Ce soir longue
improvisation au piano. Fa # mineur après avoir joué l’accord final du prélude
de même tonalité du clavecin bien tempéré (et quelques heures après, je découvrirai
que la première sonate pour piano de Schumann que j’aime de toujours est en fa
# mineur)
Y a-t-il des tonalités
dans l’écriture ? Et quel est cet accord de l’être avec une
tonalité ? Y a-t-il des tonalités de l’écriture ? Quelque chose de
plus subtil que la distinction majeur / mineur. N’y aurait-il pas plutôt un
accord, au sens d’accord instrumental ? Et pourquoi moi, vais-je assembler ces
mots-là, de façon tellement personnelle (je ne parle pas ici d’originalité) que
les trois phrases que j’écrirais sur la demandeur d’un inspecteur de police
suffiraient à m’identifier aussi certainement que l’empreinte de mon doigt, la
photo de mon iris ou ma graphie ? Mais le niveau de complexité d’une telle
analyse, que l’on peut appeler stylistique, est tel que cette technique
d’identification n’est pas pour demain.
A travailler
l’écriture comme je travaille la sonorité, le toucher, au piano, je me rends
compte qu’il y a bel et bien une notion d’accord. Et de même que l’accordeur
ajuste la quinte, de même l’écrivain écoute, ajuste son « phrasé ».

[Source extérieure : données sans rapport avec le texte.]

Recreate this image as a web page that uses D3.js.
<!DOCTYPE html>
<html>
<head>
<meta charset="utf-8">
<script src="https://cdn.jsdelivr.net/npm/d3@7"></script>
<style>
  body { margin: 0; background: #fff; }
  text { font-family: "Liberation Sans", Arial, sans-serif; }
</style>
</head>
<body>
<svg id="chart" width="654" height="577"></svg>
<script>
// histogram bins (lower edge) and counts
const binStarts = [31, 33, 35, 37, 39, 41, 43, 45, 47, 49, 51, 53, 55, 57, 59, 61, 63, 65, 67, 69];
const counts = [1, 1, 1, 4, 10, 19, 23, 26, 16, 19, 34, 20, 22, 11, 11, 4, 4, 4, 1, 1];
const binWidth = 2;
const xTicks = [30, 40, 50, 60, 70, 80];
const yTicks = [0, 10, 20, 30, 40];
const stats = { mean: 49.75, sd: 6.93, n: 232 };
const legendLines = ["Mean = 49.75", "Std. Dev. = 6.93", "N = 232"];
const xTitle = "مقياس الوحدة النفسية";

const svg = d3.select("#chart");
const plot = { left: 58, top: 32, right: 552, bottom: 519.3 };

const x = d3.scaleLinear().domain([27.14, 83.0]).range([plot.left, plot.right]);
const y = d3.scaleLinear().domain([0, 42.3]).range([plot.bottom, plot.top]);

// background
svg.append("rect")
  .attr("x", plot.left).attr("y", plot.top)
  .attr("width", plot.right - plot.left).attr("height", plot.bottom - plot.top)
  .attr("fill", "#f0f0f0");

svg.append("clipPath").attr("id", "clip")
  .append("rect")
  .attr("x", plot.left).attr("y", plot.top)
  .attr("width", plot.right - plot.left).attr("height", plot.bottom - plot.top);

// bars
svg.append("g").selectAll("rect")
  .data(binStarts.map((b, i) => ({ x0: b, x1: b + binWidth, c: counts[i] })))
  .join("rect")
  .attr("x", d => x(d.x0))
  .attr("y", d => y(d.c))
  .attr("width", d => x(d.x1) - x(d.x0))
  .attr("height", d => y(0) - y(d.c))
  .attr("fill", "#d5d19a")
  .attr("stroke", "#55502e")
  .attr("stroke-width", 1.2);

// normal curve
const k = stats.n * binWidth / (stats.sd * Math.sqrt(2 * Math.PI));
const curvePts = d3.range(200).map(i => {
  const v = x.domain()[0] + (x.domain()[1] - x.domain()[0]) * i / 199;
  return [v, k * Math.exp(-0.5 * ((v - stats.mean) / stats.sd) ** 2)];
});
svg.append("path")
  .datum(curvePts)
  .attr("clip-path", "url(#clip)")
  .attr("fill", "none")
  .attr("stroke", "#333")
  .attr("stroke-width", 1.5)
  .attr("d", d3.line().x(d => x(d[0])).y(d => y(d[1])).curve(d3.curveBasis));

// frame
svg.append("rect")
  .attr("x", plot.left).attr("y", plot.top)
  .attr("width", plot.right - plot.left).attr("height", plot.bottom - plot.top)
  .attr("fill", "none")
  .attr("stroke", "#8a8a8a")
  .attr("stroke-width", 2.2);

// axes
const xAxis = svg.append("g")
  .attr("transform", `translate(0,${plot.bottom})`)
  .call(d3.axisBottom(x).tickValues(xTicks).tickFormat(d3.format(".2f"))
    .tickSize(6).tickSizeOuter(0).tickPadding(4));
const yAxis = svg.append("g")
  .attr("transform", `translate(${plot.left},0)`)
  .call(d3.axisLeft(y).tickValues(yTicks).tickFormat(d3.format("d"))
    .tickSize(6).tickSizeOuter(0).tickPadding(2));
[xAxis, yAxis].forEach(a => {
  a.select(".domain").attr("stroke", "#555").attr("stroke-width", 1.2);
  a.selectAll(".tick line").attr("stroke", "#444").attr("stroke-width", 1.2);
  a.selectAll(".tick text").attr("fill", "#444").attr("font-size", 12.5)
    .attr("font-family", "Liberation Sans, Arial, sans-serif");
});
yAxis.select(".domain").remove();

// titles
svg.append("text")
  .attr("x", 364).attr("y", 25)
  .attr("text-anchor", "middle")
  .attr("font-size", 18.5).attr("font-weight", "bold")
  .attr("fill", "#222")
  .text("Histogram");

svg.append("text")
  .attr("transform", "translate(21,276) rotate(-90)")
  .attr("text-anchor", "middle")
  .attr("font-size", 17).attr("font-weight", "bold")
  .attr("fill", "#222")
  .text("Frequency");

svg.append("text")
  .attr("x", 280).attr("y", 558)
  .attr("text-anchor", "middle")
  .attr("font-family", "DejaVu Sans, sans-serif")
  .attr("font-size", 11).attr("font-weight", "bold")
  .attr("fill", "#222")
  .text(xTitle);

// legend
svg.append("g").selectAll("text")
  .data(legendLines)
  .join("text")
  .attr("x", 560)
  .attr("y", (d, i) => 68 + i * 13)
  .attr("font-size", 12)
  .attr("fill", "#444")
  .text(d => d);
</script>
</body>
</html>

Chercher l’adéquation entre le mouvement le plus intime de soi et la cadence,
le rythme, le phrasé de l’écriture. Lorsque l’on travaille le piano, on doit
« s’écouter » (ce qui en fait est quasi impossible tout autant que de
se « voir » dans le miroir ). La preuve ? L’enregistrement
toujours étonne, celui de la musique jouée, celui de la voix parlée. Non
reconnue. Travailler l’écriture, c’est aussi écouter, chercher l’accord, le
point exact où l’agencement des mots, des silences, des respirations, les
attractions entre les mots (attractions sonores et sémantiques), les tensions
entre les éléments, leur portée, leur poids, entrent en résonance. Sont justes.
Simplement justes. Sonnent. Disent. Parlent. Juste. Simplement juste.